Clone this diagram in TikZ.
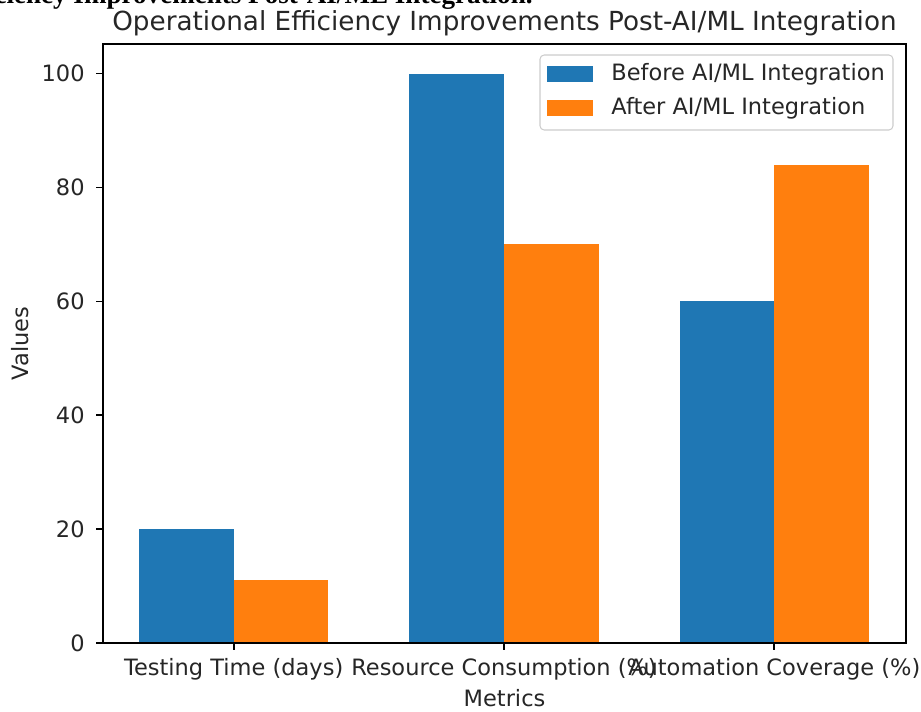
\documentclass[tikz,border=0pt]{standalone}
\usepackage{fontspec}
\setmainfont{DejaVu Sans}
\newfontfamily\capfont{Liberation Serif}
\usepackage{tikz}
\usetikzlibrary{positioning}
\definecolor{beforeblue}{HTML}{1F77B4}
\definecolor{afterorange}{HTML}{FF7F0E}

\begin{document}
\begin{tikzpicture}[
        x=0.48pt, y=-0.48pt,
        every node/.style={font=\fontsize{10.8}{13}\selectfont, inner sep=0pt, text=black!85},
        barbefore/.style={fill=beforeblue},
        barafter/.style={fill=afterorange},
        tickmark/.style={line width=0.8pt},
        frame/.style={line width=0.8pt},
        legendbox/.style={draw=black!20, fill=white, rounded corners=2pt, line width=0.5pt}
    ]
    \useasboundingbox (0,0) rectangle (921,711);

    % Caption, cut off at the top of the page
    \node (caption) [anchor=base east, text=black, font=\capfont\bfseries\fontsize{13}{15}\selectfont] at (533,4) {Operational Efficiency Improvements Post-AI/ML Integration.};

    % Bars
    \foreach \i/\before/\after/\metric in {0/20/11/Testing Time (days), 1/100/70/Resource Consumption (\%), 2/60/84/Automation Coverage (\%)} {
        \pgfmathsetmacro{\cx}{233.7+270.3*\i}
        \fill [barbefore] ({\cx-94.6},643) rectangle (\cx,{643-5.694*\before});
        \fill [barafter] (\cx,643) rectangle ({\cx+94.6},{643-5.694*\after});
        \draw [tickmark] (\cx,643) -- (\cx,650.3);
        \node (xtick\i) [anchor=north] at (\cx,658) {\metric};
    }

    % Y axis ticks
    \foreach \v in {0,20,...,100} {
        \draw [tickmark] (96,{643-5.694*\v}) -- (103.3,{643-5.694*\v});
        \node (ytick\v) [anchor=east] at (85,{643-5.694*\v}) {\v};
    }

    % Frame
    \draw [frame] (103.3,44) rectangle (906,643);

    % Labels
    \node (title) [anchor=base, font=\fontsize{12.6}{15}\selectfont] at (504.5,31) {Operational Efficiency Improvements Post-AI/ML Integration};
    \node (xlabel) [anchor=north] at (504.5,689) {Metrics};
    \node (ylabel) [rotate=90] at (20,343.5) {Values};

    % Legend
    \draw [legendbox] (540,55) rectangle (893,130);
    \fill [barbefore] (547,66) rectangle (593,82);
    \fill [barafter] (547,100) rectangle (593,116);
    \node (before) [anchor=west] at (611,74) {Before AI/ML Integration};
    \node (after) [anchor=west] at (611,108) {After AI/ML Integration};

\end{tikzpicture}
\end{document}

▶ _Task requirements_: Pictures stay out. Print the data exactly, from its first line through the line containing "(0,0) rectangle (921,711);".

▶ _Problem solution_:
Clone this diagram in TikZ.
\documentclass[tikz,border=0pt]{standalone}
\usepackage{fontspec}
\setmainfont{DejaVu Sans}
\newfontfamily\capfont{Liberation Serif}
\usepackage{tikz}
\usetikzlibrary{positioning}
\definecolor{beforeblue}{HTML}{1F77B4}
\definecolor{afterorange}{HTML}{FF7F0E}

\begin{document}
\begin{tikzpicture}[
        x=0.48pt, y=-0.48pt,
        every node/.style={font=\fontsize{10.8}{13}\selectfont, inner sep=0pt, text=black!85},
        barbefore/.style={fill=beforeblue},
        barafter/.style={fill=afterorange},
        tickmark/.style={line width=0.8pt},
        frame/.style={line width=0.8pt},
        legendbox/.style={draw=black!20, fill=white, rounded corners=2pt, line width=0.5pt}
    ]
    \useasboundingbox (0,0) rectangle (921,711);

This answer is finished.